Give back the full listing, character for character, with no pictures.
======
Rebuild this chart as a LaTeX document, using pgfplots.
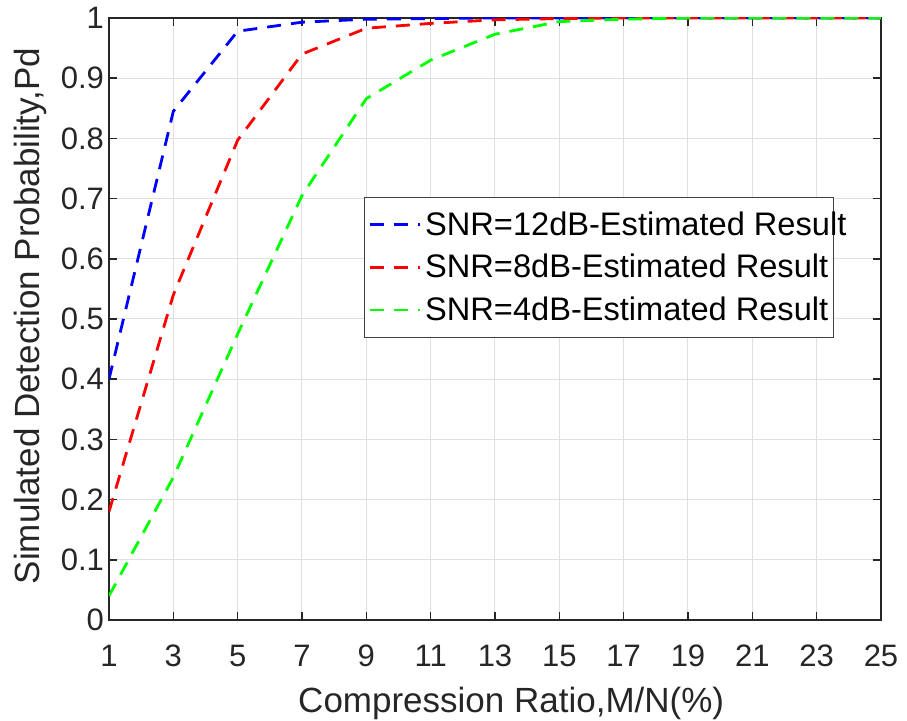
\documentclass[border=0pt]{standalone}
\usepackage{fontspec}
\setmainfont{Liberation Sans}
\usepackage{pgfplots}
\pgfplotsset{compat=1.18}
\definecolor{axgray}{rgb}{0.15,0.15,0.15}
\begin{document}
\begin{tikzpicture}
\path[use as bounding box] (-54.5pt,-50.5pt) rectangle (399pt,310pt);
\begin{axis}[
  scale only axis,
  width=386pt, height=301pt,
  xmin=1, xmax=25, ymin=0, ymax=1,
  xtick={1,3,5,7,9,11,13,15,17,19,21,23,25},
  ytick={0,0.1,0.2,0.3,0.4,0.5,0.6,0.7,0.8,0.9,1},
  yticklabels={0,0.1,0.2,0.3,0.4,0.5,0.6,0.7,0.8,0.9,1},
  tick pos=both,
  tick align=inside,
  major tick length=4pt,
  tick style={axgray, line width=0.75pt},
  axis line style={axgray, line width=0.9pt},
  grid=major,
  grid style={black!12, line width=0.5pt},
  /pgf/number format/assume math mode=true,
  ticklabel style={font=\fontsize{15.5}{16}\selectfont, text=axgray},
  xticklabel style={yshift=-9pt},
  yticklabel style={xshift=1pt},
  xlabel={Compression Ratio,M/N(\%)},
  ylabel={Simulated Detection Probability,Pd},
  label style={font=\fontsize{17.5}{18}\selectfont, text=axgray},
  xlabel style={at={(axis description cs:0.521,-0.153)}, anchor=base},
  ylabel style={at={(axis description cs:-0.0894,0.505)}, anchor=base},
  legend style={at={(0.33,0.703)}, anchor=north west, draw=black!75, line width=0.6pt,
    fill=white, font=\fontsize{16.3}{17}\selectfont, row sep=4pt, inner xsep=2pt, inner ysep=5pt},
  legend cell align=left,
  legend image code/.code={\path (0pt,0pt) -- (25pt,0pt);\draw[#1, line width=1.1pt, dash pattern=on 6pt off 7pt] (0pt,0pt) -- (19pt,0pt);},
  every axis plot/.append style={line width=1.4pt, dash pattern=on 7pt off 5pt},
]
\addplot[blue] coordinates {(1,0.40) (3,0.845) (5,0.978) (7,0.993) (9,0.998) (11,0.999) (13,1) (15,1) (17,1) (19,1) (21,1) (23,1) (25,1)};
\addlegendentry{\makebox[200pt][l]{SNR=12dB-Estimated Result}}
\addplot[red] coordinates {(1,0.18) (3,0.54) (5,0.797) (7,0.94) (9,0.983) (11,0.991) (13,0.997) (15,0.999) (17,1) (19,1) (21,1) (23,1) (25,1)};
\addlegendentry{\makebox[200pt][l]{SNR=8dB-Estimated Result}}
\addplot[green] coordinates {(1,0.04) (3,0.237) (5,0.475) (7,0.705) (9,0.866) (11,0.93) (13,0.973) (15,0.994) (17,0.998) (19,1) (21,1) (23,1) (25,1)};
\addlegendentry{\makebox[200pt][l]{SNR=4dB-Estimated Result}}
\end{axis}
\end{tikzpicture}
\end{document}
======
— Solution for this problem —
Rebuild this chart as a LaTeX document, using pgfplots.
\documentclass[border=0pt]{standalone}
\usepackage{fontspec}
\setmainfont{Liberation Sans}
\usepackage{pgfplots}
\pgfplotsset{compat=1.18}
\definecolor{axgray}{rgb}{0.15,0.15,0.15}
\begin{document}
\begin{tikzpicture}
\path[use as bounding box] (-54.5pt,-50.5pt) rectangle (399pt,310pt);
\begin{axis}[
  scale only axis,
  width=386pt, height=301pt,
  xmin=1, xmax=25, ymin=0, ymax=1,
  xtick={1,3,5,7,9,11,13,15,17,19,21,23,25},
  ytick={0,0.1,0.2,0.3,0.4,0.5,0.6,0.7,0.8,0.9,1},
  yticklabels={0,0.1,0.2,0.3,0.4,0.5,0.6,0.7,0.8,0.9,1},
  tick pos=both,
  tick align=inside,
  major tick length=4pt,
  tick style={axgray, line width=0.75pt},
  axis line style={axgray, line width=0.9pt},
  grid=major,
  grid style={black!12, line width=0.5pt},
  /pgf/number format/assume math mode=true,
  ticklabel style={font=\fontsize{15.5}{16}\selectfont, text=axgray},
  xticklabel style={yshift=-9pt},
  yticklabel style={xshift=1pt},
  xlabel={Compression Ratio,M/N(\%)},
  ylabel={Simulated Detection Probability,Pd},
  label style={font=\fontsize{17.5}{18}\selectfont, text=axgray},
  xlabel style={at={(axis description cs:0.521,-0.153)}, anchor=base},
  ylabel style={at={(axis description cs:-0.0894,0.505)}, anchor=base},
  legend style={at={(0.33,0.703)}, anchor=north west, draw=black!75, line width=0.6pt,
    fill=white, font=\fontsize{16.3}{17}\selectfont, row sep=4pt, inner xsep=2pt, inner ysep=5pt},
  legend cell align=left,
  legend image code/.code={\path (0pt,0pt) -- (25pt,0pt);\draw[#1, line width=1.1pt, dash pattern=on 6pt off 7pt] (0pt,0pt) -- (19pt,0pt);},
  every axis plot/.append style={line width=1.4pt, dash pattern=on 7pt off 5pt},
]
\addplot[blue] coordinates {(1,0.40) (3,0.845) (5,0.978) (7,0.993) (9,0.998) (11,0.999) (13,1) (15,1) (17,1) (19,1) (21,1) (23,1) (25,1)};
\addlegendentry{\makebox[200pt][l]{SNR=12dB-Estimated Result}}
\addplot[red] coordinates {(1,0.18) (3,0.54) (5,0.797) (7,0.94) (9,0.983) (11,0.991) (13,0.997) (15,0.999) (17,1) (19,1) (21,1) (23,1) (25,1)};
\addlegendentry{\makebox[200pt][l]{SNR=8dB-Estimated Result}}
\addplot[green] coordinates {(1,0.04) (3,0.237) (5,0.475) (7,0.705) (9,0.866) (11,0.93) (13,0.973) (15,0.994) (17,0.998) (19,1) (21,1) (23,1) (25,1)};
\addlegendentry{\makebox[200pt][l]{SNR=4dB-Estimated Result}}
\end{axis}
\end{tikzpicture}
\end{document}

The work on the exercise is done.